Lui as-tu déjà dis bonjour ? Non, jamais. Certes, de temps en temps tu
oses un petit geste de la main, un regard, ou un hochement de la tête. Mais tu
n’es jamais allé t’asseoir à coté de lui pour lui demander qui il est, d’où il
vient… Ce n’est qu’un figurant dans ce film qu’est ta vie, défilant le long des
images sur la pellicule qui tourne sans fin, attendant de se casser lorsque le
moment sera venu de terminer la séance. Un personnage qui sert des fois à faire
la transition entre ton petit chez-toi douillet et ton bureau froid. Mais la
plupart du temps c’est un tableau dans un musée : un parmi tant d’autres.
Un truc, une chose. Quelqu’un qui ne sert qu’à combler le vide que serait ce
siège dans l’abri bus s’il n’était pas là.
La surface des gens qu’on croise. Eh ouais mon gars : ce qui t’intéresse c’est ton petit nombril. Et encore, tu te fous royalement de ce qui se passe dans ton nombril, ni même pourquoi tu fonctionne comme ça. L’important, c’est que tout marche comme tu le souhaite. L’important, c’est de réussir à apparaître comme quelqu’un de bien, de respectable. Pas comme un petit vieux qui lit son journal en fumant la pipe… Qui pourtant l’air d’être bien heureux lui. Qui pourtant a essayé maintes fois de te dire bonjour mais tu n’as jamais songé à y porter une quelconque attention tant tu es omnubilé par ton lacet qui vient de casser, te ruinant ainsi la journée. Est-ce donc si important ?
Et n’es-tu pas fier de faire partie de ton association contre le racisme ? Si, bien sur. On ne fait jamais attention à ces gens de couleurs différente de la tienne et qui pourtant mérite du respect. Mais réfléchis bien : sont-ils si différents du petit vieux de l’abribus ? Pourquoi méritent-ils plus d’attention ? C’est pourtant simple : parce que ça fait bien de s’occuper d’eux. T’as aidé une vieille à traverser un boulevard à l’heure de pointe ? Et alors ? T’as défendu un jeune noir (ou arabe ou autre) qui se faisait violenter ? C’est bien !

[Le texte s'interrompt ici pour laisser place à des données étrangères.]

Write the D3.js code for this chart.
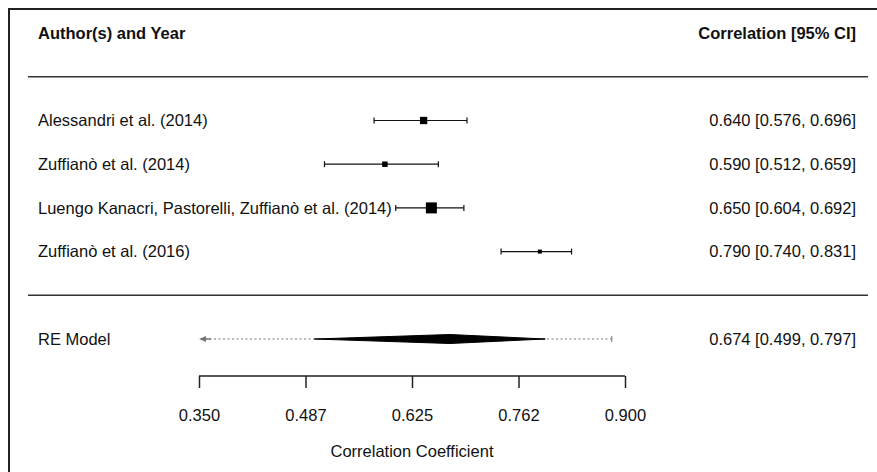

Les gens se plaignent parce que l’image forme notre société. Parce que la générosité et la gratuité n’existe plus. Même les plus grands, même les idoles de votre pays sont comme cela. Vous croyez réellement qu’une personnalité de renommé internationale qui gagne un salaire que vous n’arrivez même pas à calculer s’occupe de petits enfants africain parce qu’ils sont gentils ? Réveillez vous : ils sont comme vous. Ça leur rapporte de l’argent, ou leur fait de la publicité, ce qui rapportera de l’argent sur le long terme. Rien n’est gratuit dans ce bas monde. Et les gens se plaignent parce qu’ils le savent mais ne veulent rien y faire tant ils sont fainéants.
Avant de monter sur vos grands chevaux, avant de dire que vous voulez sauver la planète, regardez donc à coté de vous. Regardez ce petit vieux que vous croisez tous les matins.
Et maintenant, posez vous les bonnes questions… Vous trouverez peut-être les bonnes réponses.